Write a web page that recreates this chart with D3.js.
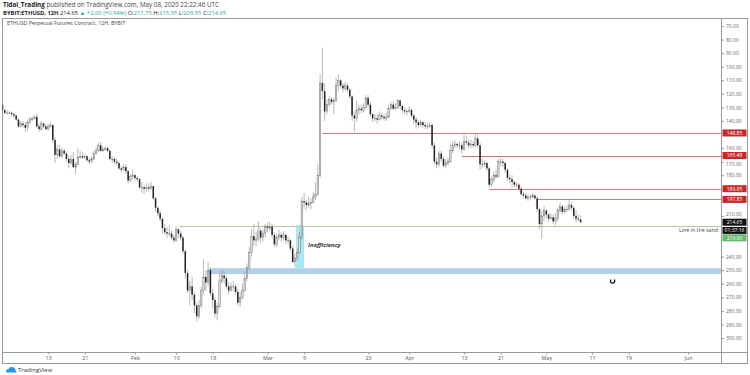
<!DOCTYPE html>
<html>
<head>
<meta charset="utf-8">
<script src="https://cdn.jsdelivr.net/npm/d3@7"></script>
<style>
  body { margin: 0; background: #fff; }
  svg { display: block; font-family: "Open Sans", "Noto Sans", sans-serif; }
</style>
</head>
<body>
<svg id="chart" width="750" height="375"></svg>
<script>
// ETHUSD 12H candles, Jan 2 - May 8 2020 (two candles per day, open = previous close)
const firstOpen = 128
const closes = [
  // Jan 2 - 31
  127,128, 132,134, 134,134, 135,136, 139,144, 142,143, 145,141, 139,138, 137,144, 146,142,
  144,146, 144,143, 154,165, 161,166, 162,164, 168,171, 168,174, 172,167, 166,167, 166,169,
  170,168, 164,162, 158,162, 161,160, 162,168, 168,170, 171,175, 176,174, 177,184, 181,180,
  // Feb
  182,183, 189,189, 190,189, 190,188, 197,204, 208,212, 219,222, 223,223, 226,228, 220,223,
  226,236, 252,265, 262,268, 276,284, 276,265, 255,259, 250,267, 272,282, 277,258, 254,256,
  262,265, 262,262, 266,274, 270,265, 256,248, 237,225, 228,227, 221,226, 223,218,
  // Mar
  219,218, 224,231, 226,224, 226,224, 228,228, 234,244, 241,237, 226,199, 200,202, 201,200,
  196,194, 180,112, 118,133, 128,124, 126,125, 114,110, 114,116, 114,117, 122,136, 138,132,
  131,132, 130,123, 128,135, 138,138, 139,136, 137,138, 137,131, 128,131, 130,125, 129,132, 133,133,
  // Apr
  132,136, 139,141, 143,141, 143,144, 144,143, 158,170, 172,164, 168,173, 171,170, 162,158,
  157,158, 158,161, 155,156, 158,157, 158,153, 158,172, 172,171, 175,187, 183,180, 181,170,
  170,171, 176,182, 183,185, 187,187, 190,194, 195,197, 196,196, 195,197, 205,216, 210,206,
  // May 1 - 8
  209,212, 211,214, 212,206, 203,207, 205,205, 202,204, 210,212, 212.65,214.65
]
const highs = [
  130,129, 133,135, 135,135, 137,138, 140,145, 145,145, 148,147, 142,140, 139,145, 148,147,
  145,147, 147,145, 156,171, 168,167, 167,165, 170,175, 172,175, 179,173, 168,168, 168,170,
  172,171, 169,165, 163,163, 163,162, 163,169, 171,172, 173,176, 178,177, 179,186, 185,183,
  184,185, 190,193, 194,192, 192,191, 198,207, 210,214, 223,224, 226,225, 228,230, 229,226,
  228,238, 256,267, 276,272, 282,288, 286,278, 268,265, 262,269, 278,285, 287,278, 260,260,
  264,268, 266,265, 268,276, 277,272, 266,258, 250,240, 232,232, 229,230, 229,226,
  222,221, 226,233, 233,228, 229,228, 230,231, 236,245, 248,243, 238,228, 205,206, 204,205,
  201,198, 195,182, 124,140, 135,130, 128,135, 126,118, 116,119, 118,119, 124,140, 148,141,
  135,134, 134,131, 130,137, 141,140, 142,140, 139,140, 140,138, 132,132, 132,131, 131,134, 135,136,
  134,138, 142,146, 145,144, 145,146, 146,145, 160,172, 175,174, 170,174, 175,173, 171,164,
  160,160, 161,164, 162,158, 160,160, 160,159, 160,176, 175,174, 177,189, 188,185, 183,182,
  173,174, 178,184, 186,189, 189,189, 192,195, 197,198, 199,198, 197,198, 207,220, 227,214,
  212,215, 213,216, 217,214, 208,209, 208,207, 206,206, 212,215, 214,215.35
]
const lows = [
  126,126, 127,131, 132,133, 133,134, 135,138, 140,140, 141,139, 137,137, 136,135, 142,140,
  141,142, 142,141, 143,152, 158,158, 160,160, 163,166, 165,163, 170,160, 162,163, 164,165,
  167,166, 162,159, 156,155, 159,159, 159,161, 166,167, 168,170, 173,172, 172,176, 179,176,
  179,181, 182,185, 187,186, 186,185, 188,196, 203,206, 212,216, 218,217, 221,224, 218,219,
  221,225, 235,250, 258,255, 266,274, 272,262, 242,250, 244,248, 264,270, 274,252, 250,251,
  254,259, 259,258, 260,264, 266,260, 251,245, 233,220, 216,222, 214,219, 220,216,
  215,214, 216,222, 223,220, 222,221, 223,225, 227,232, 238,234, 222,196, 193,198, 196,197,
  192,185, 172,105, 86,112, 124,122, 122,123, 108,106, 109,112, 111,112, 116,121, 133,125,
  128,128, 127,121, 121,126, 134,135, 135,133, 134,135, 134,128, 126,126, 127,124, 124,128, 130,131,
  129,131, 135,137, 139,139, 140,141, 141,141, 142,156, 167,162, 162,166, 168,167, 157,155,
  154,156, 155,156, 150,151, 154,154, 155,149, 150,156, 168,169, 170,174, 181,177, 176,168,
  167,168, 170,175, 180,180, 184,185, 186,188, 192,193, 194,194, 193,194, 196,204, 206,203,
  205,208, 208,209, 208,204, 200,202, 203,202, 198,200, 203,206, 209,209.55
]

// drawn levels
const resistLevels = [148.85, 165.48, 189.95, 197.85]
const resistStarts = ["2020-03-13T00:00Z", "2020-04-12T12:00Z", "2020-04-18T12:00Z", "2020-04-29T00:00Z"]
const sandLevel = 217.5, sandStart = "2020-02-10T18:00Z"
const bandRange = [248.5, 252.9], bandStart = "2020-02-17T06:00Z"
const gapRange = [217, 249], gapDates = ["2020-03-07T06:00Z", "2020-03-09T00:00Z"]
const markPoint = { date: "2020-05-15T12:00Z", value: 254 }

// axes
const priceTicks = [70, 80, 90, 100, 110, 120, 130, 140, 160, 170, 180, 210, 240, 250, 260, 270, 280, 290, 300]
const timeTicks = ["2020-01-13", "2020-01-21", "2020-02-01", "2020-02-10", "2020-02-18", "2020-03-01", "2020-03-09",
  "2020-03-23", "2020-04-01", "2020-04-13", "2020-04-21", "2020-05-01", "2020-05-11", "2020-05-19", "2020-06-01"]
const timeLabels = ["13", "21", "Feb", "10", "18", "Mar", "9", "23", "Apr", "13", "21", "May", "11", "19", "Jun"]

const pane = { left: 2.5, top: 18.5, right: 721.5, bottom: 352.5, outerRight: 747.5, outerBottom: 363.5 }

const svg = d3.select('#chart')

const x = d3.scaleTime()
  .domain([new Date("2020-02-01T00:00Z"), new Date("2020-06-01T00:00Z")])
  .range([135, 688])
const y = d3.scaleLinear()
  .domain([70, 300])
  .range([26, 338])  // inverted chart: low prices on top

// build candles
const t0 = new Date("2020-01-02T00:00Z").getTime()
const candles = closes.map((c, i) => {
  const o = i === 0 ? firstOpen : closes[i - 1]
  return {
    date: new Date(t0 + i * 12 * 3600 * 1000),
    o: o, c: c,
    h: Math.max(highs[i], o, c),
    l: Math.min(lows[i], o, c)
  }
})

svg.append('clipPath').attr('id', 'paneClip')
  .append('rect')
  .attr('x', pane.left).attr('y', pane.top)
  .attr('width', pane.right - pane.left).attr('height', pane.bottom - pane.top)

// header
const head1 = svg.append('text').attr('x', 3).attr('y', 6.5).attr('font-size', 6.3).attr('fill', '#444')
head1.append('tspan').attr('font-weight', 'bold').attr('fill', '#222').text('Tidal_Trading')
head1.append('tspan').text(' published on TradingView.com, May 08, 2020 22:22:46 UTC')

const head2 = svg.append('text').attr('x', 3).attr('y', 14.5).attr('font-size', 5.8).attr('fill', '#222')
head2.append('tspan').attr('font-weight', 'bold').text('BYBIT:ETHUSD, 12H ')
head2.append('tspan').text('214.65 ')
head2.append('tspan').attr('fill', '#26a69a').text('▲ ')
head2.append('tspan').attr('fill', '#26a69a').text('+2.00 (+0.94%) ')
const ohlc = [["O:", "211.75"], ["H:", "215.35"], ["L:", "209.55"], ["C:", "214.65"]]
ohlc.forEach(p => {
  head2.append('tspan').text(p[0])
  head2.append('tspan').attr('fill', '#26a69a').text(p[1] + ' ')
})

// frame
const frame = svg.append('g').attr('fill', 'none').attr('stroke', '#9a9a9a').attr('stroke-width', 1)
frame.append('rect').attr('x', pane.left).attr('y', pane.top)
  .attr('width', pane.outerRight - pane.left).attr('height', pane.outerBottom - pane.top)
frame.append('line').attr('x1', pane.right).attr('x2', pane.right).attr('y1', pane.top).attr('y2', pane.outerBottom)
frame.append('line').attr('x1', pane.left).attr('x2', pane.outerRight).attr('y1', pane.bottom).attr('y2', pane.bottom)

svg.append('text').attr('x', 7).attr('y', 25).attr('font-size', 5.3).attr('fill', '#444')
  .text('ETHUSD Perpetual Futures Contract, 12H, BYBIT')

const plot = svg.append('g').attr('clip-path', 'url(#paneClip)')

// blue zone and inefficiency box
plot.append('rect')
  .attr('x', x(new Date(bandStart))).attr('y', y(bandRange[0]))
  .attr('width', pane.right - x(new Date(bandStart)))
  .attr('height', y(bandRange[1]) - y(bandRange[0]))
  .attr('fill', '#b4cfea')
plot.append('rect')
  .attr('x', x(new Date(gapDates[0]))).attr('y', y(gapRange[0]))
  .attr('width', x(new Date(gapDates[1])) - x(new Date(gapDates[0])))
  .attr('height', y(gapRange[1]) - y(gapRange[0]))
  .attr('fill', '#a8e8f4')

// line in the sand
plot.append('line')
  .attr('x1', x(new Date(sandStart))).attr('x2', pane.right)
  .attr('y1', Math.round(y(sandLevel)) + 0.5).attr('y2', Math.round(y(sandLevel)) + 0.5)
  .attr('stroke', '#b5c99a').attr('stroke-width', 1)

// resistance lines
resistLevels.forEach((v, i) => {
  const yy = Math.round(y(v)) + 0.5
  plot.append('line')
    .attr('x1', x(new Date(resistStarts[i]))).attr('x2', pane.right)
    .attr('y1', yy).attr('y2', yy)
    .attr('stroke', '#c97c7c').attr('stroke-width', 1)
})

// candles
const bodyW = 1.5
const cg = plot.append('g')
cg.selectAll('line.wick').data(candles).enter().append('line')
  .attr('class', 'wick')
  .attr('x1', d => x(d.date)).attr('x2', d => x(d.date))
  .attr('y1', d => y(d.l)).attr('y2', d => y(d.h))
  .attr('stroke', '#8a8a8a').attr('stroke-width', 0.6)
cg.selectAll('rect.body').data(candles).enter().append('rect')
  .attr('class', 'body')
  .attr('x', d => x(d.date) - bodyW / 2)
  .attr('y', d => y(Math.min(d.o, d.c)))
  .attr('width', bodyW)
  .attr('height', d => Math.max(0.6, Math.abs(y(d.c) - y(d.o))))
  .attr('fill', d => d.c >= d.o ? '#222' : '#d8d8d8')
  .attr('stroke', d => d.c >= d.o ? 'none' : '#666')
  .attr('stroke-width', 0.4)

// annotations
svg.append('text')
  .attr('x', x(new Date(gapDates[1])) + 4).attr('y', 247)
  .attr('font-size', 6).attr('font-weight', 'bold').attr('font-style', 'italic').attr('fill', '#333')
  .text('Inefficiency')
svg.append('text')
  .attr('x', 718).attr('y', 232).attr('text-anchor', 'end')
  .attr('font-size', 5.3).attr('fill', '#444')
  .text('Line in the sand')
const mx = x(new Date(markPoint.date)), my = y(markPoint.value)
svg.append('path')
  .attr('d', `M${mx - 2},${my + 4} L${mx - 2},${my + 6.5} Q${mx},${my + 8.5} ${mx + 2},${my + 6.5} L${mx + 2},${my + 4}`)
  .attr('fill', 'none').attr('stroke', '#111').attr('stroke-width', 1.3)

// price axis
const yAxis = d3.axisRight(y)
  .tickValues(priceTicks)
  .tickFormat(d3.format('.2f'))
  .tickSize(2.5)
  .tickPadding(2)
const yg = svg.append('g').attr('transform', `translate(${pane.right},0)`).call(yAxis)
yg.select('.domain').remove()
yg.selectAll('line').attr('stroke', '#999')
yg.selectAll('text').attr('font-size', 5).attr('fill', '#666').attr('font-family', '"Open Sans", sans-serif')
// labels that sit next to a price box are nudged clear of it
yg.selectAll('text').filter(d => d === 170).attr('dy', '0.75em')
yg.selectAll('text').filter(d => d === 210).attr('dy', '-0.05em')

// price boxes
const boxes = [
  { v: 148.85, text: '148.85', fill: '#c62828' },
  { v: 165.48, text: '165.48', fill: '#c62828' },
  { v: 189.95, text: '189.95', fill: '#c62828' },
  { v: 197.85, text: '197.85', fill: '#c62828' },
  { v: 214.65, text: '214.65', fill: '#111' }
]
const boxG = svg.append('g')
function priceBox(yc, text, fill) {
  boxG.append('rect').attr('x', pane.right + 1).attr('y', yc - 3.5)
    .attr('width', 24).attr('height', 7).attr('fill', fill)
  boxG.append('text').attr('x', pane.right + 13).attr('y', yc + 1.8)
    .attr('text-anchor', 'middle').attr('font-size', 5).attr('fill', '#fff').text(text)
}
boxes.forEach(b => priceBox(y(b.v), b.text, b.fill))
priceBox(y(214.65) + 8.2, '01:37:16', '#111')
priceBox(y(214.65) + 15.6, '216.90', '#66bb6a')

// time axis
const xAxis = d3.axisBottom(x)
  .tickValues(timeTicks.map(s => new Date(s + 'T00:00Z')))
  .tickFormat((d, i) => timeLabels[i])
  .tickSize(2)
  .tickPadding(2)
const xg = svg.append('g').attr('transform', `translate(0,${pane.bottom})`).call(xAxis)
xg.select('.domain').remove()
xg.selectAll('line').attr('stroke', '#999')
xg.selectAll('text').attr('font-size', 5.4).attr('fill', '#555').attr('font-family', '"Open Sans", sans-serif')

// footer logo
const logo = svg.append('g').attr('transform', 'translate(6,369)')
logo.append('path')
  .attr('d', 'M0,2.5 Q0,0 2.5,0 Q3.5,-2.5 6.5,-1.8 Q9.5,-1.5 9.5,1.5 Q11,2 10.5,3.5 L0.5,3.5 Z')
  .attr('fill', '#2196f3')
svg.append('text').attr('x', 18).attr('y', 371.5).attr('font-size', 6).attr('fill', '#333').text('TradingView')
</script>
</body>
</html>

━━━━━━━━━━━━━━━━━━━━

(Requirement)
Take every line from the data above that holds "chart" and copy it out.

(Solved problem)
Write a web page that recreates this chart with D3.js.
<svg id="chart" width="750" height="375"></svg>
const svg = d3.select('#chart')
  .range([26, 338])  // inverted chart: low prices on top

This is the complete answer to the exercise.